11 settembre

© Valentina Doria, 2019


Da Liberty Island il panorama era mozzafiato. I grattacieli di Manhattan si scagliavano contro un cielo terso, azzurro ciano. Una lingua di terra li lambiva alla base e le loro vette creavano un disegno geometrico quasi omogeneo.

Già, omogeneo, perché non vi erano più le Torri Gemelle a rompere quella simmetria.

Dall’isola si notavano subito, erano i grattacieli più alti di Manhattan che delimitavano il lato sinistro del panorama, mentre a destra l’occhio si perdeva sino a dove il fiume si ricongiunge con l’oceano.

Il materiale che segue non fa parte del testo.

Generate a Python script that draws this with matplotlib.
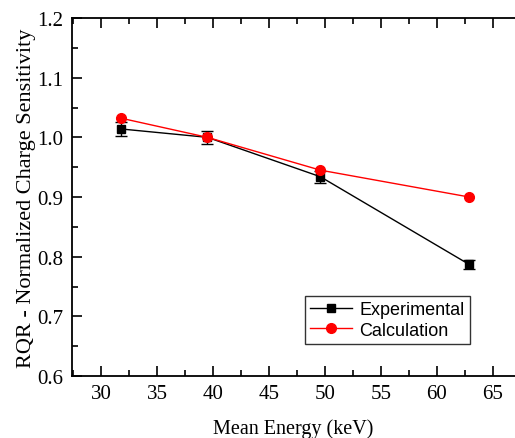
import numpy as np
import matplotlib
matplotlib.use('Agg')
import matplotlib.pyplot as plt
from matplotlib.ticker import MultipleLocator
from matplotlib.lines import Line2D

# data
energy_exp = [31.8, 39.5, 49.6, 62.9]
sens_exp = [1.014, 1.000, 0.934, 0.787]
err_exp = [0.011, 0.011, 0.010, 0.008]

energy_calc = [31.8, 39.5, 49.6, 62.9]
sens_calc = [1.032, 1.000, 0.945, 0.900]

plt.rcParams['font.family'] = 'Liberation Serif'

fig = plt.figure(figsize=(5.15, 4.39), dpi=100)
W, H = 515., 439.
ax = fig.add_axes([72/W, 1-377/H, 1-72/W, (377-19)/H])

ax.errorbar(energy_exp, sens_exp, yerr=err_exp, color='k', marker='s', ms=6,
            lw=1, capsize=4, elinewidth=1, capthick=1, zorder=2)
ax.plot(energy_calc, sens_calc, color='red', marker='o', ms=7, lw=1, zorder=3)

ax.set_xlim(27.4, 67.0)
ax.set_ylim(0.6, 1.2)
ax.xaxis.set_major_locator(MultipleLocator(5))
ax.xaxis.set_minor_locator(MultipleLocator(2.5))
ax.yaxis.set_major_locator(MultipleLocator(0.1))
ax.yaxis.set_minor_locator(MultipleLocator(0.05))
ax.yaxis.set_major_formatter(matplotlib.ticker.FormatStrFormatter('%.1f'))
ax.tick_params(which='both', direction='in', top=True, right=False, width=1.2,
               labelsize=15, pad=6)
ax.tick_params(which='major', length=7)
ax.tick_params(which='minor', length=4)
for s in ['left', 'bottom', 'top']:
    ax.spines[s].set_linewidth(1.3)
ax.spines['right'].set_visible(False)

ax.set_xlabel('Mean Energy (keV)', fontsize=14.5)
ax.set_ylabel('RQR - Normalized Charge Sensitivity', fontsize=16)
ax.xaxis.set_label_coords(0.5, -(419-377)/358.)
ax.yaxis.set_label_coords((36-72)/443., 0.5)

handles = [Line2D([], [], color='k', marker='s', ms=6, lw=1),
           Line2D([], [], color='red', marker='o', ms=7, lw=1)]
labels = ['Experimental', 'Calculation']
leg = ax.legend(handles, labels, loc='lower left', bbox_to_anchor=((305-72)/(W-72), (377-345)/(377-19)),
                prop={'family': 'Liberation Sans', 'size': 13}, frameon=True,
                fancybox=False, edgecolor='k', borderpad=0.3, handlelength=2.3,
                labelspacing=0.2, handletextpad=0.4, borderaxespad=0)
leg.get_frame().set_linewidth(1)

fig.savefig('out.png', dpi=100)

La loro assenza si avverte, soprattutto per chi era abituato ad un’immagine da cartolina ben diversa. Per quanto ci si sforzi a rimetterle al loro posto con l’immaginazione, non è proprio la stessa cosa.

Ricordo il volto imbrunito di mio marito nel mentre che fissavamo la lingua di terra all’orizzonte, il suo sguardo impegnato a fissare il punto esatto dove esse sorgevano: “Erano proprio lì”, mi disse.

Come noi altre decine di persone guardavano nella stessa direzione, per gli stessi motivi, ed io mi chiedevo se anche i loro pensieri fossero in quel momento gli stessi.

Quel lontano undici settembre mio marito c’era, io no. Io ero in Italia, sotto la doccia per l’esattezza. Arrivò una telefonata di mio cugino che ci sconvolse, ricordo quanto tutto fosse tangibile e surreale allo stesso tempo. Attraverso il televisore si percepiva a fior di pelle il dramma che si stava andando a consumare. Ricordo le urla, la paura nei loro occhi, le lacrime che si impastavano con i polveroni di terra e cemento che ricoprirono l’intera città.

 

World Trade Center. Il centro del mondo, simbolo occidentale di progresso e modernità era stato raso al suolo.

Diveniva ora memoria dell’uomo capace di ponderare e pianificare la sua stessa fine; ritratto di un uomo in grado di odiare, distruggere e rinascere dalle sue stesse ceneri; volto di un Paese che non perdona con leggerezza, duro a morire, che si nutre di ricordi e che su di essi getta nuove radici per il suo futuro.

Quel giorno, come fu per l’Angelo Caduto, si aprì una voragine nera e profonda nei cuori dei newyorkesi, degli americani, dell’occidente tutto.

Dal fondo di quella voragine hanno saputo guardare in alto, per rinascere e ricostruire.

Due fontane hanno preso il posto delle Torri Gemelle e delle loro fondamenta. Otto lati di granito nero, nel quale sono resi immortali tutti i nomi di coloro che caddero, per disgrazia o per servizio, lambiscono le due grandi fontane nelle quali l’acqua sgorga dal perimetro verso l’interno, dalle vittime verso il centro della terra. Un involvere perpetuo di acqua, fonte inestimabile di vita, che ritorna a sé stessa simboleggiando il cerchio della vita stessa.

Nel tragitto che conduceva me e mio marito verso il World Trade Center, sentivo la pelle d’oca ricoprire il mio corpo, un costante ed impercettibile tremore mi accompagnò sino a lì e quando quell’immenso monumento si rivelò dinanzi a me, sentì una frattura al cuore. Migliaia di nomi, nel freddo marmo parato a lutto, rose e fiori per compleanni e ricorrenze nel accentuavano la scurità.

 

Ecco l’ennesima tragedia da non dimenticare, l’ennesimo dramma da tramandare perché l’umanità possa avere sempre coscienza dei fiumi di lacrime che inondarono quelle strade e che ora sono raccolte in due bellissime fontane.

Ecco la memoria di una vita che è solo in prestito e della sua precarietà, della sua predisposizione alla dissolvenza in dolore e compianto di chi resta.